Task -
Retype exactly what runs from the first line of the data to the line with "const k1FtirLow = [4.49, 3.48, 2.85];", keeping both of those lines and skipping pictures.

Collected material -
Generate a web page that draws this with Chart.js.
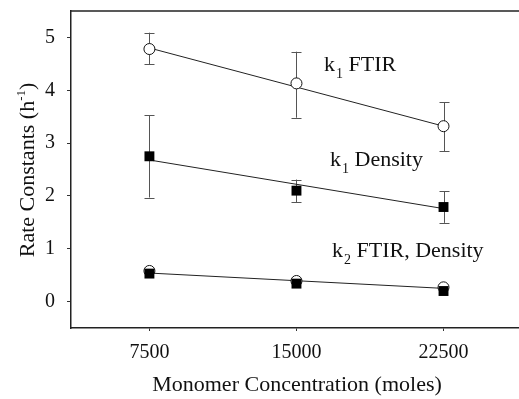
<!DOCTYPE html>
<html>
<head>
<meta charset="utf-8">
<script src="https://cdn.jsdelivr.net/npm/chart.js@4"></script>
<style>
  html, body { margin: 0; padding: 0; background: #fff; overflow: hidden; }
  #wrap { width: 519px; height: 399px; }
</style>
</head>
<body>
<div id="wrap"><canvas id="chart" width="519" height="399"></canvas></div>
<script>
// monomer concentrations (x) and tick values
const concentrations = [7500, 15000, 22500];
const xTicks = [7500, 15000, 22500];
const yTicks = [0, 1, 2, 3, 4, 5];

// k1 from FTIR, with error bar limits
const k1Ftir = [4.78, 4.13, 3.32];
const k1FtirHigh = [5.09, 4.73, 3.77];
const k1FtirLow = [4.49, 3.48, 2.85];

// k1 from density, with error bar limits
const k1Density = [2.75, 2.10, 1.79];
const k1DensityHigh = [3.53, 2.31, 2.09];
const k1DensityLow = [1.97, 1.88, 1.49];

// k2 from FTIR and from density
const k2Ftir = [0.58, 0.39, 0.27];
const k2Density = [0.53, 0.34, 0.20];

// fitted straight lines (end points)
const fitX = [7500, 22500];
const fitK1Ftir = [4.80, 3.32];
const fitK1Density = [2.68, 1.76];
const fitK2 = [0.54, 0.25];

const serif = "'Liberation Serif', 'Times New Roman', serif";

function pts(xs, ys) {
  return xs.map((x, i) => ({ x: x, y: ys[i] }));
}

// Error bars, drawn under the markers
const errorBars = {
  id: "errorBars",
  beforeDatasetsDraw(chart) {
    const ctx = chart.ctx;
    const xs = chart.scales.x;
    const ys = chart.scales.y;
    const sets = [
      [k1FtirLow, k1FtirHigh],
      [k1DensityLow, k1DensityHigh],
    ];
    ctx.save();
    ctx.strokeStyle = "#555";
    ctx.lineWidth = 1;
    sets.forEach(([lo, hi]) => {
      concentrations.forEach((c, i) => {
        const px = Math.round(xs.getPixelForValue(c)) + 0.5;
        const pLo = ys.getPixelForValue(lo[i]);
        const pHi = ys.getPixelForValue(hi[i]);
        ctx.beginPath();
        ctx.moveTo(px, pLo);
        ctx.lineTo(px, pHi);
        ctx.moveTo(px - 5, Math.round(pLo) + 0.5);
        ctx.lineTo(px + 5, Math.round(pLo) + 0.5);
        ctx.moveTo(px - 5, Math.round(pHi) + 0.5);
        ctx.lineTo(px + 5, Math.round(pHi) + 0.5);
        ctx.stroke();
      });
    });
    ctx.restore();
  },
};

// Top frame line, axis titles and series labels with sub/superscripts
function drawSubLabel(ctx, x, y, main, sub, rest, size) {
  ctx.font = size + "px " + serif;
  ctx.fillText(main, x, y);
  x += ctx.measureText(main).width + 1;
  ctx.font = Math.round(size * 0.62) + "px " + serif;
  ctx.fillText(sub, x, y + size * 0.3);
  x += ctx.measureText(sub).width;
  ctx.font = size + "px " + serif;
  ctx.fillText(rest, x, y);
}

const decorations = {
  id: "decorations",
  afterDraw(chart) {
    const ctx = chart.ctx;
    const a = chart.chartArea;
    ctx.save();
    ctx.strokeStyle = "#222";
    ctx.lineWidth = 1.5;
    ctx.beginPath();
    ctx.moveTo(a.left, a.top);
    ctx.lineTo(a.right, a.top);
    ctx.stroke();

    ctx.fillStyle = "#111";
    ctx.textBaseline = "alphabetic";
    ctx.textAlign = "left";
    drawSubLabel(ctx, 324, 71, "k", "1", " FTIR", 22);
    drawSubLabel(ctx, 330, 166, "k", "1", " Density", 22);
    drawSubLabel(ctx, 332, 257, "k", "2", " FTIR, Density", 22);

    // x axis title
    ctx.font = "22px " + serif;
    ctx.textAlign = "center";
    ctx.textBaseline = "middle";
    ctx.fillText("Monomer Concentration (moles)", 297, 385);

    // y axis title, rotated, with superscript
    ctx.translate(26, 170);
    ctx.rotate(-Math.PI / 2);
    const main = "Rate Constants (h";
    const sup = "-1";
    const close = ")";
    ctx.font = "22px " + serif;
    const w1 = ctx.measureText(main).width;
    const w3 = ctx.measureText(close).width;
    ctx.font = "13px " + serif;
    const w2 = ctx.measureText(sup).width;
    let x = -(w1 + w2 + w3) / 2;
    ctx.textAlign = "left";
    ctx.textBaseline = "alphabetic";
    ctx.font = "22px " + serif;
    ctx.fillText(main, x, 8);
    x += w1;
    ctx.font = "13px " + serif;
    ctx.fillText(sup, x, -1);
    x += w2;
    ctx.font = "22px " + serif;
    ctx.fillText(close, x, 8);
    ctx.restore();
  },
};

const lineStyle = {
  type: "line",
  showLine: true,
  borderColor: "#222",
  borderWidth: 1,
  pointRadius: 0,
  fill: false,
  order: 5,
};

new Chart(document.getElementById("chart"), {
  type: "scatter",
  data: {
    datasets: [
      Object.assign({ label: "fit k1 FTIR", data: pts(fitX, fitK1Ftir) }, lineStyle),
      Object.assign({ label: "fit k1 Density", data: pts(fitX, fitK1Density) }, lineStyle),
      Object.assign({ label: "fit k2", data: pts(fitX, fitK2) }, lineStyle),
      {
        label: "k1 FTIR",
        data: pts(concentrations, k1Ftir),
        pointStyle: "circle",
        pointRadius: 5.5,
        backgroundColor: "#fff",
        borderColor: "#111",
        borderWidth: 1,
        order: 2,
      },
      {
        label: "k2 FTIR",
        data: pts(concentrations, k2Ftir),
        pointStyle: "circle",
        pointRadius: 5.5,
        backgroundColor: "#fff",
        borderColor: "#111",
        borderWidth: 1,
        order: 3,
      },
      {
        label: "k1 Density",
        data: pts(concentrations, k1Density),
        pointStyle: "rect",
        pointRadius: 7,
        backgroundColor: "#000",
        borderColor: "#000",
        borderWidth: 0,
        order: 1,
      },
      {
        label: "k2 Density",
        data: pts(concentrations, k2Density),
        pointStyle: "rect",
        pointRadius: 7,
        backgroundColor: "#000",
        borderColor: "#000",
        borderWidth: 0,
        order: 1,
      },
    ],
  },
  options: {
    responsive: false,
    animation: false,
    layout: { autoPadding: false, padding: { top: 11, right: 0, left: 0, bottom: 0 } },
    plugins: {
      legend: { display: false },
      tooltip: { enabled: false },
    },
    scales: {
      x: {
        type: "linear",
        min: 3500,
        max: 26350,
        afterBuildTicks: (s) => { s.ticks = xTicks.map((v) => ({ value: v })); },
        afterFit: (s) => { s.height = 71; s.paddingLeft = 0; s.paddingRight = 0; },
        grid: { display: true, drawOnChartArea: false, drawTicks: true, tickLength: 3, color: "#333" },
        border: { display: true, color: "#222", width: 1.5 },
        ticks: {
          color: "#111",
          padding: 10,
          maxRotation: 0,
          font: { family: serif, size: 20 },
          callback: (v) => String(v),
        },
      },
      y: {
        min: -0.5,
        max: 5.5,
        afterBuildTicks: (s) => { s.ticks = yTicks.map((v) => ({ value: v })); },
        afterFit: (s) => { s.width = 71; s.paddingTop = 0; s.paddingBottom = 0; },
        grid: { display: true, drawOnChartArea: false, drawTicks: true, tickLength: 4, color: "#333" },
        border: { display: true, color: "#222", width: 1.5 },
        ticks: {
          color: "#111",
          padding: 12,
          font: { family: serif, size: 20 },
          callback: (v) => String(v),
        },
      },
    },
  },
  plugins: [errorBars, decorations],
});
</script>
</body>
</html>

Answer to this problem -
Generate a web page that draws this with Chart.js.
<!DOCTYPE html>
<html>
<head>
<meta charset="utf-8">
<script src="https://cdn.jsdelivr.net/npm/chart.js@4"></script>
<style>
  html, body { margin: 0; padding: 0; background: #fff; overflow: hidden; }
  #wrap { width: 519px; height: 399px; }
</style>
</head>
<body>
<div id="wrap"><canvas id="chart" width="519" height="399"></canvas></div>
<script>
// monomer concentrations (x) and tick values
const concentrations = [7500, 15000, 22500];
const xTicks = [7500, 15000, 22500];
const yTicks = [0, 1, 2, 3, 4, 5];

// k1 from FTIR, with error bar limits
const k1Ftir = [4.78, 4.13, 3.32];
const k1FtirHigh = [5.09, 4.73, 3.77];
const k1FtirLow = [4.49, 3.48, 2.85];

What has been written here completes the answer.